» **Task objective**: Pictures in the data should be dropped; transcribe exactly the lines from the one that has "Reproduce this chart with matplotlib." through the one that has "from matplotlib.patches import Polygon".

» **The records**:
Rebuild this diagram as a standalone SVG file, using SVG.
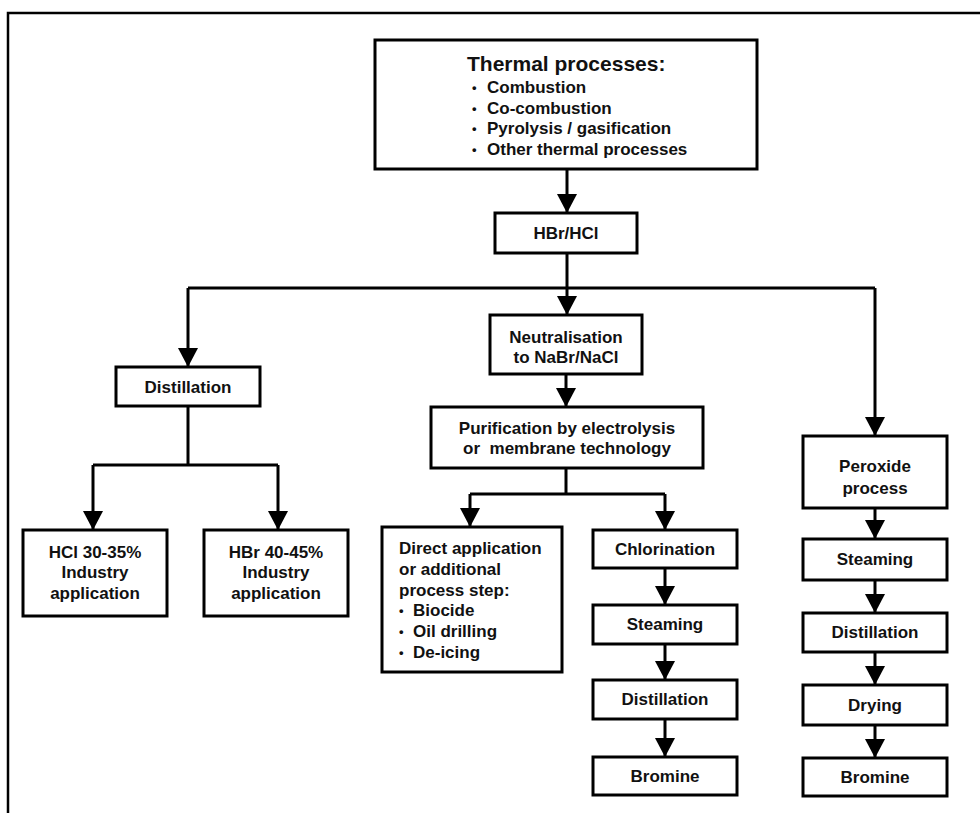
<svg xmlns="http://www.w3.org/2000/svg" width="980" height="813" viewBox="0 0 980 813">
<style>
.box{fill:#fff;stroke:#000;stroke-width:3}
.t{font-family:"Liberation Sans",Arial,sans-serif;font-weight:bold;font-size:17px;fill:#111}
.c{text-anchor:middle}
.h{font-size:21px}
.b{font-size:13px}
.ln{fill:none;stroke:#000;stroke-width:3}
</style>
<defs>
<marker id="ah" viewBox="0 0 19 20" refX="19" refY="10" markerWidth="19" markerHeight="20" markerUnits="userSpaceOnUse" orient="auto">
<path d="M0,0 L19,10 L0,20 z" fill="#000"/>
</marker>
</defs>
<rect width="980" height="813" fill="#fff"/>
<path d="M8,813 V13 H980" fill="none" stroke="#000" stroke-width="2.5"/>

<g id="connectors">
<path class="ln" d="M567,169 V213" marker-end="url(#ah)"/>
<path class="ln" d="M567,253 V315" marker-end="url(#ah)"/>
<path class="ln" d="M188,288 H875"/>
<path class="ln" d="M188,288 V367" marker-end="url(#ah)"/>
<path class="ln" d="M875,288 V436" marker-end="url(#ah)"/>
<path class="ln" d="M566,374 V407" marker-end="url(#ah)"/>
<path class="ln" d="M566,468 V494"/>
<path class="ln" d="M470,494 H665"/>
<path class="ln" d="M470,494 V527" marker-end="url(#ah)"/>
<path class="ln" d="M665,494 V530" marker-end="url(#ah)"/>
<path class="ln" d="M665,568 V605" marker-end="url(#ah)"/>
<path class="ln" d="M665,644 V680" marker-end="url(#ah)"/>
<path class="ln" d="M665,719 V757" marker-end="url(#ah)"/>
<path class="ln" d="M875,508 V539" marker-end="url(#ah)"/>
<path class="ln" d="M875,580 V613" marker-end="url(#ah)"/>
<path class="ln" d="M875,652 V685" marker-end="url(#ah)"/>
<path class="ln" d="M875,725 V758" marker-end="url(#ah)"/>
<path class="ln" d="M188,406 V465"/>
<path class="ln" d="M93,465 H278"/>
<path class="ln" d="M93,465 V530" marker-end="url(#ah)"/>
<path class="ln" d="M278,465 V530" marker-end="url(#ah)"/>
</g>

<g id="thermal">
<rect class="box" x="375" y="40" width="382" height="129"/>
<text class="t h" x="467" y="71">Thermal processes:</text>
<text class="t b" x="472" y="92">•</text><text class="t" x="487" y="93">Combustion</text>
<text class="t b" x="472" y="113">•</text><text class="t" x="487" y="114">Co-combustion</text>
<text class="t b" x="472" y="133">•</text><text class="t" x="487" y="134">Pyrolysis / gasification</text>
<text class="t b" x="472" y="154">•</text><text class="t" x="487" y="155">Other thermal processes</text>
</g>

<g id="hbrhcl">
<rect class="box" x="495" y="213" width="142" height="40"/>
<text class="t c" x="566" y="239">HBr/HCl</text>
</g>

<g id="neutralisation">
<rect class="box" x="490" y="315" width="152" height="59"/>
<text class="t c" x="566" y="343">Neutralisation</text>
<text class="t c" x="566" y="363">to NaBr/NaCl</text>
</g>

<g id="purification">
<rect class="box" x="431" y="407" width="272" height="61"/>
<text class="t c" x="567" y="434">Purification by electrolysis</text>
<text class="t c" x="567" y="454" xml:space="preserve">or  membrane technology</text>
</g>

<g id="distillation-left">
<rect class="box" x="116" y="367" width="144" height="39"/>
<text class="t c" x="188" y="393">Distillation</text>
</g>

<g id="hcl">
<rect class="box" x="23" y="530" width="144" height="86"/>
<text class="t c" x="95" y="558">HCl 30-35%</text>
<text class="t c" x="95" y="578">Industry</text>
<text class="t c" x="95" y="599">application</text>
</g>

<g id="hbr">
<rect class="box" x="204" y="530" width="144" height="86"/>
<text class="t c" x="276" y="558">HBr 40-45%</text>
<text class="t c" x="276" y="578">Industry</text>
<text class="t c" x="276" y="599">application</text>
</g>

<g id="direct">
<rect class="box" x="382" y="527" width="180" height="145"/>
<text class="t" x="399" y="554">Direct application</text>
<text class="t" x="399" y="575">or additional</text>
<text class="t" x="399" y="596">process step:</text>
<text class="t b" x="399" y="615">•</text><text class="t" x="413" y="616">Biocide</text>
<text class="t b" x="399" y="636">•</text><text class="t" x="413" y="637">Oil drilling</text>
<text class="t b" x="399" y="657">•</text><text class="t" x="413" y="658">De-icing</text>
</g>

<g id="chlorination">
<rect class="box" x="593" y="530" width="144" height="38"/>
<text class="t c" x="665" y="555">Chlorination</text>
</g>
<g id="steaming-mid">
<rect class="box" x="593" y="605" width="144" height="39"/>
<text class="t c" x="665" y="630">Steaming</text>
</g>
<g id="distillation-mid">
<rect class="box" x="593" y="680" width="144" height="39"/>
<text class="t c" x="665" y="705">Distillation</text>
</g>
<g id="bromine-mid">
<rect class="box" x="593" y="757" width="144" height="38"/>
<text class="t c" x="665" y="782">Bromine</text>
</g>

<g id="peroxide">
<rect class="box" x="803" y="436" width="144" height="72"/>
<text class="t c" x="875" y="472">Peroxide</text>
<text class="t c" x="875" y="494">process</text>
</g>
<g id="steaming-right">
<rect class="box" x="803" y="539" width="144" height="41"/>
<text class="t c" x="875" y="565">Steaming</text>
</g>
<g id="distillation-right">
<rect class="box" x="803" y="613" width="144" height="39"/>
<text class="t c" x="875" y="638">Distillation</text>
</g>
<g id="drying">
<rect class="box" x="803" y="685" width="144" height="40"/>
<text class="t c" x="875" y="711">Drying</text>
</g>
<g id="bromine-right">
<rect class="box" x="803" y="758" width="144" height="38"/>
<text class="t c" x="875" y="783">Bromine</text>
</g>
</svg>
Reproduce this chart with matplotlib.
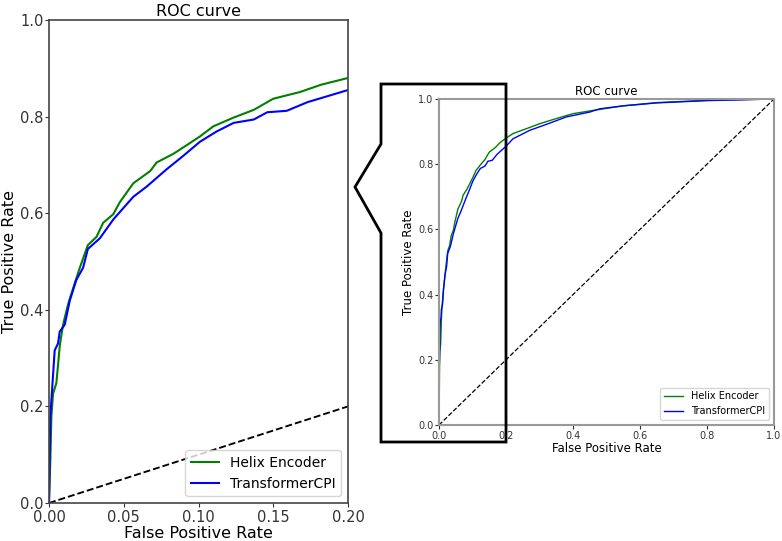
import matplotlib
matplotlib.use("Agg")
import matplotlib.pyplot as plt
from matplotlib.patches import Polygon

# ROC points
helix_fpr = [0.0, 0.0009, 0.0016, 0.0027, 0.0049, 0.006, 0.0072, 0.0094, 0.0128, 0.0172,
             0.0206, 0.026, 0.0318, 0.0362, 0.043, 0.0474, 0.0564, 0.0676, 0.072, 0.0832,
             0.0922, 0.101, 0.110, 0.1235, 0.137, 0.150, 0.168, 0.182, 0.2,
             0.221, 0.261, 0.30, 0.35, 0.40, 0.46, 0.55, 0.65, 0.80, 1.0]
helix_tpr = [0.0, 0.09, 0.18, 0.226, 0.248, 0.284, 0.326, 0.369, 0.412, 0.455,
             0.487, 0.534, 0.551, 0.58, 0.598, 0.623, 0.662, 0.687, 0.705, 0.723,
             0.741, 0.759, 0.78, 0.798, 0.814, 0.837, 0.851, 0.866, 0.88,
             0.894, 0.909, 0.924, 0.94, 0.955, 0.965, 0.979, 0.989, 0.996, 1.0]

tcpi_fpr = [0.0, 0.0009, 0.0022, 0.0038, 0.006, 0.0072, 0.0105, 0.0139, 0.0183, 0.0228,
            0.026, 0.034, 0.043, 0.0564, 0.0653, 0.0787, 0.0899, 0.101, 0.112, 0.1235,
            0.137, 0.146, 0.159, 0.173, 0.2,
            0.221, 0.271, 0.32, 0.38, 0.45, 0.48, 0.55, 0.65, 0.80, 1.0]
tcpi_tpr = [0.0, 0.18, 0.241, 0.316, 0.33, 0.355, 0.369, 0.419, 0.462, 0.487,
            0.526, 0.548, 0.587, 0.634, 0.655, 0.691, 0.719, 0.748, 0.769, 0.787,
            0.794, 0.809, 0.812, 0.83, 0.855,
            0.878, 0.904, 0.922, 0.945, 0.96, 0.97, 0.979, 0.988, 0.995, 1.0]

W, H = 782, 541
fig = plt.figure(figsize=(W / 100, H / 100), dpi=100)


def px_box(x0, y0, x1, y1):
    return [x0 / W, 1 - y1 / H, (x1 - x0) / W, (y1 - y0) / H]


def draw_roc(ax, lw, fs_tick, fs_lab, fs_leg, spine_col):
    ax.plot(helix_fpr, helix_tpr, color="g", lw=lw, label="Helix Encoder")
    ax.plot(tcpi_fpr, tcpi_tpr, color="b", lw=lw, label="TransformerCPI")
    ax.plot([0, 1], [0, 1], "k--", lw=lw * 0.9)
    ax.set_ylim(0, 1)
    ax.set_title("ROC curve", fontsize=fs_lab, pad=3)
    ax.set_xlabel("False Positive Rate", fontsize=fs_lab, labelpad=1)
    ax.set_ylabel("True Positive Rate", fontsize=fs_lab, labelpad=2)
    ax.tick_params(labelsize=fs_tick, length=3, pad=1, colors="#333333")
    for s in ax.spines.values():
        s.set_color(spine_col)
        s.set_linewidth(1.2)
    ax.legend(loc="lower right", fontsize=fs_leg, handlelength=2.0)


# zoomed panel
ax1 = fig.add_axes(px_box(49, 20, 348, 503))
draw_roc(ax1, 1.5, 10.5, 11.5, 10, "#444444")
ax1.set_xlim(0, 0.2)
ax1.set_xticks([0.0, 0.05, 0.10, 0.15, 0.20])
ax1.set_xticklabels(["0.00", "0.05", "0.10", "0.15", "0.20"])
ax1.tick_params(axis="x", pad=2)

# full panel
ax2 = fig.add_axes(px_box(439, 99, 774, 425))
draw_roc(ax2, 1.0, 7, 8.5, 7, "#999999")
ax2.set_xlim(0, 1)
for s in ax2.spines.values():
    s.set_linewidth(1.5)

# callout frame around the zoomed region
pts = [(381, 84), (506, 84), (506, 442), (381, 442), (381, 233), (355, 187), (381, 144)]
frame = Polygon([(x / W, 1 - y / H) for x, y in pts], closed=True, fill=False,
                edgecolor="black", lw=2, transform=fig.transFigure)
fig.patches.append(frame)

fig.savefig("out.png", dpi=100)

» **The reply**:
Reproduce this chart with matplotlib.
import matplotlib
matplotlib.use("Agg")
import matplotlib.pyplot as plt
from matplotlib.patches import Polygon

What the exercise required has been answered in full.